Indeed, with Philipp Rösler expected to be elected the new leader of the Free Democrats this weekend — succeeding the foreign minister, Guido Westerwelle — and also taking over the Economics Ministry, Mrs. Merkel can expect more unity inside the coalition, government officials said Tuesday.
A new plan may include pushing back Greece’s budget goals, giving it additional aid and mildly restructuring its sovereign debt, officials and analysts have said.
Irish officials insist that their country’s debt burden, expected by the I.M.F. to peak at 125 percent of gross domestic product in 2013, is manageable — for now.
A leading Irish economist wrote in The Irish Times on Saturday that the country’s debt would hit 250 billion euros by 2014, bringing Ireland’s debt-to-G.D.P. ratio closer to Greece’s. The economist, Morgan Kelly, who has been called Ireland’s Doctor Doom for his gloomy predictions, said the country faced bankruptcy because of the European Union and I.M.F. bailout.
Mr. Kelly accused Patrick Honohan, Ireland’s central bank governor, of putting the European Central Bank’s interests over those of Ireland, which Mr. Honohan denied.

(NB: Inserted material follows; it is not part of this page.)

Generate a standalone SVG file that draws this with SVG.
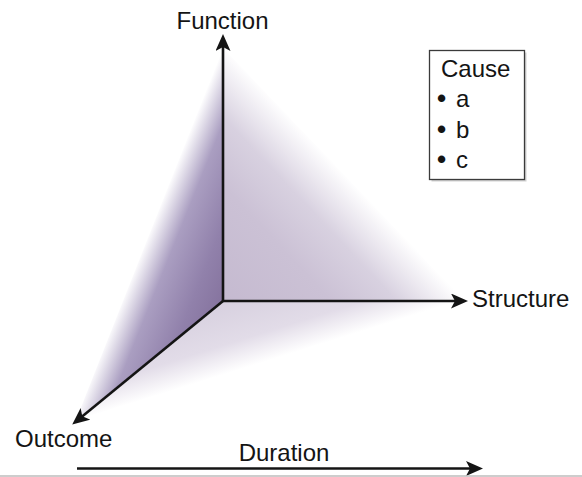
<svg xmlns="http://www.w3.org/2000/svg" width="582" height="477" viewBox="0 0 582 477">
<style>
.lbl{font-family:"Liberation Sans",Arial,sans-serif;font-size:24px;fill:#141414}
.bul{font-family:"Liberation Sans",Arial,sans-serif;font-size:26px;font-weight:bold;fill:#141414}
.axis{stroke:#141414;stroke-width:2.6;fill:none}
</style>
<defs>
<marker id="ah" markerUnits="userSpaceOnUse" viewBox="0 0 17 15" markerWidth="17" markerHeight="15" refX="5" refY="7.5" orient="auto">
<path d="M0,0 L17,7.5 L0,15 L4,7.5 z" fill="#141414"/>
</marker>
<linearGradient id="gLeft" gradientUnits="userSpaceOnUse" x1="149" y1="232" x2="236" y2="267">
<stop offset="0" stop-color="#ffffff"/>
<stop offset="0.3" stop-color="#aa9ec1"/>
<stop offset="0.7" stop-color="#9181ab"/>
<stop offset="1" stop-color="#86749f"/>
</linearGradient>
<linearGradient id="gBack" gradientUnits="userSpaceOnUse" x1="344" y1="173" x2="216" y2="294">
<stop offset="0" stop-color="#ffffff"/>
<stop offset="0.28" stop-color="#d8d1e0"/>
<stop offset="0.55" stop-color="#cbc1d5"/>
<stop offset="1" stop-color="#c5bad0"/>
</linearGradient>
<linearGradient id="gBottom" gradientUnits="userSpaceOnUse" x1="270" y1="360" x2="249" y2="293">
<stop offset="0" stop-color="#ffffff"/>
<stop offset="0.4" stop-color="#e2dce8"/>
<stop offset="1" stop-color="#d7d0df"/>
</linearGradient>
</defs>
<rect width="582" height="477" fill="#ffffff"/>
<g id="planes">
<polygon points="223,48 223,301 76,420" fill="url(#gLeft)"/>
<polygon points="223,48 223,301 465,301" fill="url(#gBack)"/>
<polygon points="223,301 465,301 76,420" fill="url(#gBottom)"/>
</g>
<g id="connectors">
<line class="axis" x1="223" y1="301" x2="223" y2="46" marker-end="url(#ah)"/>
<line class="axis" x1="222" y1="301" x2="456" y2="301" marker-end="url(#ah)"/>
<line class="axis" x1="223" y1="301" x2="81.5" y2="417" marker-end="url(#ah)"/>
<line class="axis" x1="77" y1="468.5" x2="471" y2="468.5" marker-end="url(#ah)"/>
</g>
<g id="function"><text class="lbl" x="222.5" y="29" text-anchor="middle">Function</text></g>
<g id="structure"><text class="lbl" x="472" y="307">Structure</text></g>
<g id="outcome"><text class="lbl" x="15" y="447">Outcome</text></g>
<g id="duration"><text class="lbl" x="284" y="460.5" text-anchor="middle">Duration</text></g>
<g id="cause">
<rect x="431.5" y="52.5" width="95" height="129" fill="#9a9a9a" opacity="0.45"/>
<rect x="429.5" y="50.5" width="95" height="129" fill="#ffffff" stroke="#3a3a3a" stroke-width="1.3"/>
<text class="lbl" x="441" y="77">Cause</text>
<text class="bul" x="437" y="107">•</text><text class="lbl" x="456" y="107">a</text>
<text class="bul" x="437" y="138">•</text><text class="lbl" x="456" y="138">b</text>
<text class="bul" x="437" y="168">•</text><text class="lbl" x="456" y="168">c</text>
</g>
<line x1="0" y1="476" x2="582" y2="476" stroke="#bdbdbd" stroke-width="1.5"/>
</svg>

“The heavy debt and the growth of that debt is a serious problem and needs to be managed in discussion and in negotiation with our European partners,” Mr. Honohan said in an interview with the state broadcaster RTE.
Pat Rabbitte, the Irish energy minister, told RTE that the interest rate of 5.8 percent that Ireland is paying on its European loans “must be reduced, and in my own view the debt must also be rescheduled.”
Prime Minister Enda Kenny said in Dublin on Tuesday that talks on reducing that rate were under way with Ireland’s European partners.
European finance ministers will take up the issue on Monday and Tuesday in Brussels. Irish officials are hoping for a reduction of one percentage point.
“After the meeting next week, we will know whether a conclusion can be reached,” Mr. Kenny said, according to Reuters.
German officials, however, backed by the French, have been seeking some concession from the Irish in return for a reduction like the one given earlier to Greece, particularly regarding Ireland’s relatively low corporate tax rate. The Germans want the Irish to come up with some initiative, like agreeing to work on realigning the corporate tax base.